Print exactly the lines from the first one down to the line containing "type Pt = [number, number | null];", both ends included, with no pictures and nothing else.
☆ ☆ ☆
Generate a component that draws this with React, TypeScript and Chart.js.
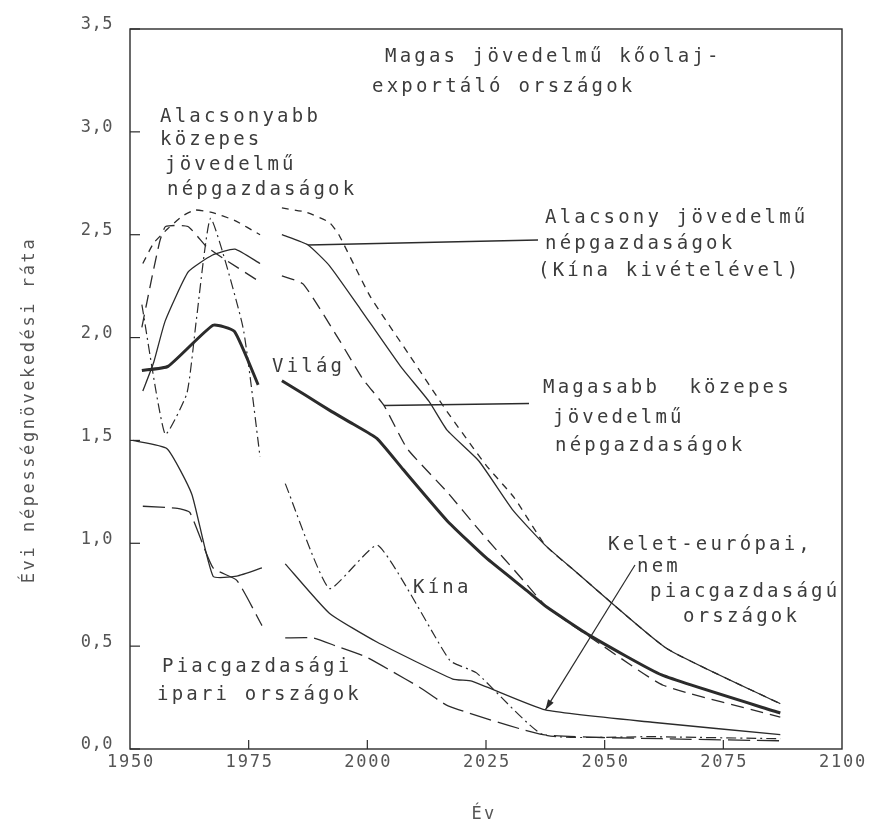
import { useEffect, useRef } from "react";
import { Chart, registerables } from "chart.js";

Chart.register(...registerables);

type Pt = [number, number | null];

// Axis ticks
const yearTicks = [1950, 1975, 2000, 2025, 2050, 2075, 2100];
const rateTicks = [0, 0.5, 1, 1.5, 2, 2.5, 3, 3.5];
const rateTickLabels = ["0,0", "0,5", "1,0", "1,5", "2,0", "2,5", "3,0", "3,5"];

// Annual population growth rate (%), 1950–1980 estimates, then projections to 2100.
// The null entry at 1980 separates the two periods.
const vilag: Pt[] = [
  [1952.5, 1.84], [1958, 1.86], [1967.5, 2.06], [1972, 2.03], [1977, 1.77],
  [1980, null],
  [1982, 1.79], [1987, 1.72], [1992.5, 1.64], [1997, 1.58], [2002, 1.51], [2007.5, 1.36],
  [2016.8, 1.11], [2025, 0.93], [2033.6, 0.77], [2037.8, 0.69], [2047, 0.55], [2062, 0.36], [2087, 0.175],
];

const alacsony: Pt[] = [
  [1952.7, 1.74], [1955, 1.88], [1957.4, 2.08], [1962.3, 2.32], [1967.3, 2.4], [1972.1, 2.43], [1977.4, 2.36],
  [1980, null],
  [1982, 2.5], [1987.5, 2.45], [1992, 2.35], [1998.5, 2.14], [2007, 1.86], [2013, 1.69], [2016.8, 1.55],
  [2023.5, 1.4], [2030.7, 1.16], [2037.5, 0.99], [2043, 0.88], [2063, 0.49], [2087, 0.22],
];

const alacsonyabbKozepes: Pt[] = [
  [1952.7, 2.36], [1955, 2.46], [1958, 2.53], [1961, 2.59], [1963.7, 2.62], [1967, 2.61], [1972, 2.57], [1977.4, 2.5],
  [1980, null],
  [1982, 2.63], [1987, 2.61], [1992, 2.56], [1994, 2.5], [2000.6, 2.2], [2009, 1.91], [2016.8, 1.64],
  [2025, 1.38], [2031, 1.22], [2037.5, 0.99], [2043, 0.88], [2063, 0.49], [2087, 0.22],
];

const magasabbKozepes: Pt[] = [
  [1952.5, 2.05], [1954.6, 2.29], [1956.3, 2.47], [1957.5, 2.54], [1962.2, 2.54], [1966.2, 2.44], [1970, 2.38], [1977.4, 2.27],
  [1980, null],
  [1982, 2.3], [1986.5, 2.26], [1994.3, 1.98], [1999, 1.8], [2003.5, 1.67], [2008.4, 1.46], [2016.8, 1.25],
  [2023.7, 1.06], [2033.6, 0.8], [2037.8, 0.69], [2049.7, 0.5], [2062.3, 0.31], [2087, 0.155],
];

const kina: Pt[] = [
  [1952.5, 2.16], [1957.4, 1.53], [1962, 1.73], [1964, 2.09], [1967, 2.58], [1973.8, 2.05], [1977.4, 1.42],
  [1980, null],
  [1982.7, 1.29], [1992, 0.78], [2002.2, 0.99], [2017.4, 0.43], [2023, 0.37], [2037, 0.07], [2060, 0.06], [2087, 0.05],
];

const keletEuropai: Pt[] = [
  [1950.6, 1.5], [1957.8, 1.46], [1963, 1.24], [1967.5, 0.84], [1972.5, 0.84], [1977.8, 0.88],
  [1980, null],
  [1982.7, 0.9], [1992, 0.66], [2002, 0.52], [2018, 0.34], [2022, 0.33], [2037.5, 0.19], [2060, 0.13], [2087, 0.07],
];

const piacgazdasagiIpari: Pt[] = [
  [1952.7, 1.18], [1960, 1.17], [1962.6, 1.15], [1967.5, 0.88], [1972.5, 0.82], [1977.8, 0.6],
  [1980, null],
  [1982.7, 0.54], [1988.6, 0.54], [1993.5, 0.5], [1999.5, 0.45], [2005, 0.38], [2011, 0.3], [2017, 0.21],
  [2037, 0.07], [2062, 0.05], [2087, 0.04],
];

const INK = "#2b2b2b";
const TEXT = "#3c3c3c";
const MONO = '"DejaVu Sans Mono", "Liberation Mono", monospace';

function series(label: string, pts: Pt[], width: number, dash: number[]) {
  return {
    label,
    data: pts.map(([x, y]) => ({ x, y })),
    borderColor: INK,
    borderWidth: width,
    borderDash: dash,
    pointRadius: 0,
    tension: 0.15,
    spanGaps: false,
    fill: false,
  };
}

function text(
  ctx: CanvasRenderingContext2D,
  s: string,
  px: number,
  py: number,
  size = 19,
  spacing = 3.2,
  align: CanvasTextAlign = "left",
  color = TEXT
) {
  ctx.font = `${size}px ${MONO}`;
  (ctx as any).letterSpacing = `${spacing}px`;
  ctx.fillStyle = color;
  ctx.textAlign = align;
  ctx.textBaseline = "middle";
  ctx.fillText(s, px, py);
}

const decorations = {
  id: "decorations",
  afterDraw(chart: any) {
    const { ctx, chartArea, scales } = chart;
    const { left, right, top, bottom } = chartArea;
    const xs = scales.x;
    const ys = scales.y;
    ctx.save();

    // frame
    ctx.strokeStyle = INK;
    ctx.lineWidth = 1.4;
    ctx.strokeRect(left, top, right - left, bottom - top);

    // inner ticks and tick labels
    ctx.lineWidth = 1.2;
    rateTicks.forEach((v, i) => {
      const py = ys.getPixelForValue(v);
      ctx.beginPath();
      ctx.moveTo(left, py);
      ctx.lineTo(left + 10, py);
      ctx.stroke();
      text(ctx, rateTickLabels[i], left - 17, py - 4, 17, 0.5, "right", "#555");
    });
    yearTicks.forEach((yr) => {
      const px = xs.getPixelForValue(yr);
      if (yr > 1950 && yr < 2100) {
        ctx.beginPath();
        ctx.moveTo(px, bottom);
        ctx.lineTo(px, bottom - 9);
        ctx.stroke();
      }
      text(ctx, String(yr), px + 1, bottom + 14, 17, 1.8, "center", "#555");
    });

    // axis titles
    text(ctx, "Év", 484, 815, 17, 2.3, "center", "#555");
    ctx.save();
    ctx.translate(30, 410);
    ctx.rotate(-Math.PI / 2);
    text(ctx, "Évi népességnövekedési ráta", 0, 0, 17, 2.6, "center", "#555");
    ctx.restore();

    // leader lines
    ctx.strokeStyle = INK;
    ctx.lineWidth = 1.5;
    const p1x = xs.getPixelForValue(1987.5);
    const p1y = ys.getPixelForValue(2.45);
    ctx.beginPath();
    ctx.moveTo(p1x, p1y);
    ctx.lineTo(538, p1y - 5);
    ctx.stroke();

    const p2x = xs.getPixelForValue(2003.5);
    const p2y = ys.getPixelForValue(1.67);
    ctx.beginPath();
    ctx.moveTo(p2x, p2y);
    ctx.lineTo(529, p2y - 2);
    ctx.stroke();

    // arrow to the East European curve
    ctx.lineWidth = 1.2;
    const ax = xs.getPixelForValue(2037.5);
    const ay = ys.getPixelForValue(0.19);
    const sx = 635;
    const sy = 565;
    ctx.beginPath();
    ctx.moveTo(sx, sy);
    ctx.lineTo(ax, ay);
    ctx.stroke();
    const ang = Math.atan2(ay - sy, ax - sx);
    const hl = 11;
    ctx.beginPath();
    ctx.moveTo(ax, ay);
    ctx.lineTo(ax - hl * Math.cos(ang - 0.3), ay - hl * Math.sin(ang - 0.3));
    ctx.lineTo(ax - hl * Math.cos(ang + 0.3), ay - hl * Math.sin(ang + 0.3));
    ctx.closePath();
    ctx.fillStyle = INK;
    ctx.fill();

    // series labels
    text(ctx, "Magas jövedelmű kőolaj-", 385, 57);
    text(ctx, "exportáló országok", 372, 87);

    text(ctx, "Alacsonyabb", 160, 117);
    text(ctx, "közepes", 160, 140);
    text(ctx, "jövedelmű", 165, 165);
    text(ctx, "népgazdaságok", 167, 190);

    text(ctx, "Alacsony jövedelmű", 545, 218);
    text(ctx, "népgazdaságok", 545, 244);
    text(ctx, "(Kína kivételével)", 538, 271);

    text(ctx, "Világ", 272, 367);

    text(ctx, "Magasabb  közepes", 543, 388);
    text(ctx, "jövedelmű", 553, 418);
    text(ctx, "népgazdaságok", 555, 446);

    text(ctx, "Kelet-európai,", 608, 545);
    text(ctx, "nem", 637, 567);
    text(ctx, "piacgazdaságú", 650, 592);
    text(ctx, "országok", 683, 617);

    text(ctx, "Kína", 413, 588);

    text(ctx, "Piacgazdasági", 162, 667);
    text(ctx, "ipari országok", 157, 695);

    ctx.restore();
  },
};

export default function App() {
  const ref = useRef<HTMLCanvasElement | null>(null);

  useEffect(() => {
    if (!ref.current) return;
    const chart = new Chart(ref.current, {
      type: "line",
      data: {
        datasets: [
          series("Világ", vilag, 3, []),
          series("Alacsony jövedelmű népgazdaságok (Kína kivételével)", alacsony, 1.3, []),
          series("Alacsonyabb közepes jövedelmű népgazdaságok", alacsonyabbKozepes, 1.3, [7, 6]),
          series("Magasabb közepes jövedelmű népgazdaságok", magasabbKozepes, 1.3, [13, 7]),
          series("Kína", kina, 1.2, [10, 4, 2, 4]),
          series("Kelet-európai, nem piacgazdaságú országok", keletEuropai, 1.3, []),
          series("Piacgazdasági ipari országok", piacgazdasagiIpari, 1.3, [22, 7]),
        ] as any,
      },
      options: {
        responsive: false,
        animation: false,
        devicePixelRatio: 1,
        layout: { padding: { left: 130, top: 29, right: 27, bottom: 79 } },
        scales: {
          x: { type: "linear", min: 1950, max: 2100, display: false },
          y: { type: "linear", min: 0, max: 3.5, display: false },
        },
        plugins: { legend: { display: false }, tooltip: { enabled: false } },
      },
      plugins: [decorations],
    });
    return () => chart.destroy();
  }, []);

  return (
    <canvas
      ref={ref}
      width={869}
      height={828}
      style={{ position: "absolute", left: 0, top: 0, width: 869, height: 828, background: "#fff" }}
    />
  );
}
☆ ☆ ☆
*FINISHED TASK*:
Generate a component that draws this with React, TypeScript and Chart.js.
import { useEffect, useRef } from "react";
import { Chart, registerables } from "chart.js";

Chart.register(...registerables);

type Pt = [number, number | null];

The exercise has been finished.